--- To be done ---
Your task is to give the listing below back word for word, pictures excluded.
......
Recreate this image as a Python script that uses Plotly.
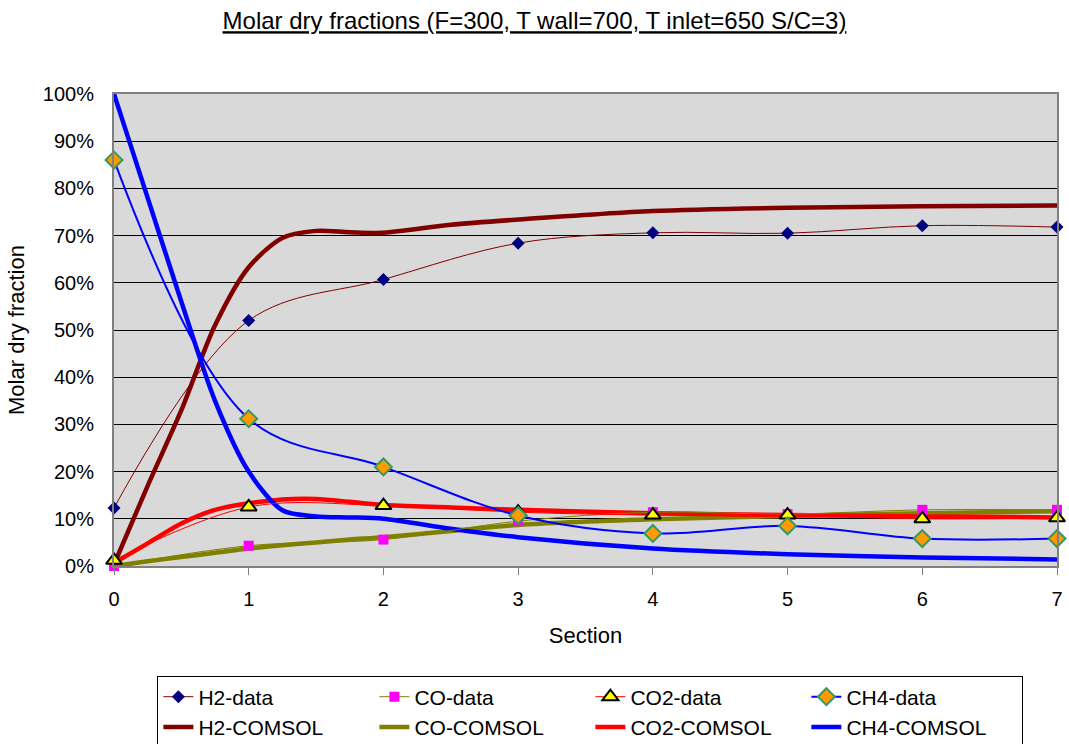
import plotly.graph_objects as go

# ---- data (percent) ----
sections = [0, 1, 2, 3, 4, 5, 6, 7]
h2_data = [12.3, 52.0, 60.7, 68.4, 70.6, 70.5, 72.1, 71.8]
co_data = [0.0, 4.3, 5.6, 9.5, 11.4, 11.0, 11.9, 11.9]
co2_data = [1.2, 12.5, 12.8, 11.4, 10.8, 10.8, 10.0, 10.2]
ch4_data = [86.0, 31.2, 21.0, 10.7, 6.9, 8.5, 5.8, 5.8]

x_comsol = [0, 0.25, 0.5, 0.75, 1, 1.25, 1.5, 1.75, 2, 2.5, 3, 4, 5, 6, 7]
h2_comsol = [0.3, 17.0, 33.0, 51.0, 63.3, 69.5, 71.0, 70.7, 70.6, 72.3, 73.4, 75.2, 75.9, 76.2, 76.4]
co_comsol = [0.0, 1.0, 1.9, 2.8, 3.7, 4.4, 5.0, 5.6, 6.1, 7.4, 8.7, 9.9, 10.6, 11.2, 11.6]
co2_comsol = [0.6, 4.8, 9.0, 11.9, 13.3, 14.1, 14.2, 13.6, 12.9, 12.4, 11.9, 11.2, 10.8, 10.5, 10.3]
ch4_comsol = [100.0, 78.0, 56.0, 35.0, 20.0, 11.8, 10.5, 10.3, 10.0, 7.9, 6.1, 3.7, 2.5, 1.8, 1.4]

y_ticks = list(range(0, 101, 10))
y_ticklabels = [f"{v}%" for v in y_ticks]
x_ticklabels = [str(s) for s in sections]

fig = go.Figure()

# COMSOL lines (drawn first)
for name, ys, col, rank in [
    ("H2-COMSOL", h2_comsol, "#800000", 5),
    ("CO-COMSOL", co_comsol, "#808000", 6),
    ("CO2-COMSOL", co2_comsol, "#FF0000", 7),
    ("CH4-COMSOL", ch4_comsol, "#0000FF", 8),
]:
    fig.add_trace(go.Scatter(x=x_comsol, y=ys, name=name, mode="lines",
                             line=dict(color=col, width=4.5, shape="spline", smoothing=0.8),
                             legendrank=rank, cliponaxis=False))

fig.add_trace(go.Scatter(x=sections, y=h2_data, name="H2-data", mode="lines+markers",
                         line=dict(color="#800000", width=1, shape="spline", smoothing=1),
                         marker=dict(symbol="diamond", size=10, color="#000080"),
                         legendrank=1, cliponaxis=False))
fig.add_trace(go.Scatter(x=sections, y=co_data, name="CO-data", mode="lines+markers",
                         line=dict(color="#808000", width=1, shape="spline", smoothing=1),
                         marker=dict(symbol="square", size=10, color="#FF00FF"),
                         legendrank=2, cliponaxis=False))
fig.add_trace(go.Scatter(x=sections, y=co2_data, name="CO2-data", mode="lines+markers",
                         line=dict(color="#FF0000", width=1, shape="spline", smoothing=1),
                         marker=dict(symbol="triangle-up", size=14, color="#FFFF00",
                                     line=dict(color="black", width=2)),
                         legendrank=3, cliponaxis=False))
fig.add_trace(go.Scatter(x=sections, y=ch4_data, name="CH4-data", mode="lines+markers",
                         line=dict(color="#0000FF", width=2, shape="spline", smoothing=1),
                         marker=dict(symbol="diamond", size=13, color="#FF9900",
                                     line=dict(color="#339966", width=2)),
                         legendrank=4, cliponaxis=False))

font = "Liberation Sans, Arial, sans-serif"
fig.update_layout(
    width=1069, height=744,
    margin=dict(l=114, r=12, t=94, b=178, autoexpand=False),
    paper_bgcolor="white",
    plot_bgcolor="#D9D9D9",
    font=dict(family=font, size=20, color="black"),
    title=dict(text="<u>Molar dry fractions (F=300, T wall=700, T inlet=650 S/C=3)</u>",
               x=0.5, xanchor="center", y=0.972, yanchor="middle",
               font=dict(family=font, size=24, color="black")),
    xaxis=dict(range=[0, 7], tickvals=sections, ticktext=x_ticklabels, automargin=False,
               ticks="outside", ticklen=7, tickcolor="#808080", ticklabelstandoff=7,
               showgrid=False, zeroline=False,
               showline=True, linecolor="#808080", linewidth=2, mirror=True,
               tickfont=dict(size=20),
               title=dict(text="Section", standoff=19, font=dict(size=22))),
    yaxis=dict(range=[0, 100], tickvals=y_ticks, ticktext=y_ticklabels, ticks="",
               automargin=False, ticklabelstandoff=14, tickfont=dict(size=20),
               showgrid=True, gridcolor="black", gridwidth=1, zeroline=False,
               showline=True, linecolor="#808080", linewidth=2, mirror=True,
               title=dict(text="Molar dry fraction", standoff=12, font=dict(size=22))),
    legend=dict(orientation="h", x=0.046, xanchor="left",
                yref="container", y=0.092, yanchor="top",
                bordercolor="black", borderwidth=1, bgcolor="white",
                entrywidth=171, entrywidthmode="pixels",
                font=dict(family=font, size=21), traceorder="normal"),
)

fig.write_html("out.html")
......
--- The response ---
Recreate this image as a Python script that uses Plotly.
import plotly.graph_objects as go

# ---- data (percent) ----
sections = [0, 1, 2, 3, 4, 5, 6, 7]
h2_data = [12.3, 52.0, 60.7, 68.4, 70.6, 70.5, 72.1, 71.8]
co_data = [0.0, 4.3, 5.6, 9.5, 11.4, 11.0, 11.9, 11.9]
co2_data = [1.2, 12.5, 12.8, 11.4, 10.8, 10.8, 10.0, 10.2]
ch4_data = [86.0, 31.2, 21.0, 10.7, 6.9, 8.5, 5.8, 5.8]

x_comsol = [0, 0.25, 0.5, 0.75, 1, 1.25, 1.5, 1.75, 2, 2.5, 3, 4, 5, 6, 7]
h2_comsol = [0.3, 17.0, 33.0, 51.0, 63.3, 69.5, 71.0, 70.7, 70.6, 72.3, 73.4, 75.2, 75.9, 76.2, 76.4]
co_comsol = [0.0, 1.0, 1.9, 2.8, 3.7, 4.4, 5.0, 5.6, 6.1, 7.4, 8.7, 9.9, 10.6, 11.2, 11.6]
co2_comsol = [0.6, 4.8, 9.0, 11.9, 13.3, 14.1, 14.2, 13.6, 12.9, 12.4, 11.9, 11.2, 10.8, 10.5, 10.3]
ch4_comsol = [100.0, 78.0, 56.0, 35.0, 20.0, 11.8, 10.5, 10.3, 10.0, 7.9, 6.1, 3.7, 2.5, 1.8, 1.4]

y_ticks = list(range(0, 101, 10))
y_ticklabels = [f"{v}%" for v in y_ticks]
x_ticklabels = [str(s) for s in sections]

fig = go.Figure()

# COMSOL lines (drawn first)
for name, ys, col, rank in [
    ("H2-COMSOL", h2_comsol, "#800000", 5),
    ("CO-COMSOL", co_comsol, "#808000", 6),
    ("CO2-COMSOL", co2_comsol, "#FF0000", 7),
    ("CH4-COMSOL", ch4_comsol, "#0000FF", 8),
]:
    fig.add_trace(go.Scatter(x=x_comsol, y=ys, name=name, mode="lines",
                             line=dict(color=col, width=4.5, shape="spline", smoothing=0.8),
                             legendrank=rank, cliponaxis=False))

fig.add_trace(go.Scatter(x=sections, y=h2_data, name="H2-data", mode="lines+markers",
                         line=dict(color="#800000", width=1, shape="spline", smoothing=1),
                         marker=dict(symbol="diamond", size=10, color="#000080"),
                         legendrank=1, cliponaxis=False))
fig.add_trace(go.Scatter(x=sections, y=co_data, name="CO-data", mode="lines+markers",
                         line=dict(color="#808000", width=1, shape="spline", smoothing=1),
                         marker=dict(symbol="square", size=10, color="#FF00FF"),
                         legendrank=2, cliponaxis=False))
fig.add_trace(go.Scatter(x=sections, y=co2_data, name="CO2-data", mode="lines+markers",
                         line=dict(color="#FF0000", width=1, shape="spline", smoothing=1),
                         marker=dict(symbol="triangle-up", size=14, color="#FFFF00",
                                     line=dict(color="black", width=2)),
                         legendrank=3, cliponaxis=False))
fig.add_trace(go.Scatter(x=sections, y=ch4_data, name="CH4-data", mode="lines+markers",
                         line=dict(color="#0000FF", width=2, shape="spline", smoothing=1),
                         marker=dict(symbol="diamond", size=13, color="#FF9900",
                                     line=dict(color="#339966", width=2)),
                         legendrank=4, cliponaxis=False))

font = "Liberation Sans, Arial, sans-serif"
fig.update_layout(
    width=1069, height=744,
    margin=dict(l=114, r=12, t=94, b=178, autoexpand=False),
    paper_bgcolor="white",
    plot_bgcolor="#D9D9D9",
    font=dict(family=font, size=20, color="black"),
    title=dict(text="<u>Molar dry fractions (F=300, T wall=700, T inlet=650 S/C=3)</u>",
               x=0.5, xanchor="center", y=0.972, yanchor="middle",
               font=dict(family=font, size=24, color="black")),
    xaxis=dict(range=[0, 7], tickvals=sections, ticktext=x_ticklabels, automargin=False,
               ticks="outside", ticklen=7, tickcolor="#808080", ticklabelstandoff=7,
               showgrid=False, zeroline=False,
               showline=True, linecolor="#808080", linewidth=2, mirror=True,
               tickfont=dict(size=20),
               title=dict(text="Section", standoff=19, font=dict(size=22))),
    yaxis=dict(range=[0, 100], tickvals=y_ticks, ticktext=y_ticklabels, ticks="",
               automargin=False, ticklabelstandoff=14, tickfont=dict(size=20),
               showgrid=True, gridcolor="black", gridwidth=1, zeroline=False,
               showline=True, linecolor="#808080", linewidth=2, mirror=True,
               title=dict(text="Molar dry fraction", standoff=12, font=dict(size=22))),
    legend=dict(orientation="h", x=0.046, xanchor="left",
                yref="container", y=0.092, yanchor="top",
                bordercolor="black", borderwidth=1, bgcolor="white",
                entrywidth=171, entrywidthmode="pixels",
                font=dict(family=font, size=21), traceorder="normal"),
)

fig.write_html("out.html")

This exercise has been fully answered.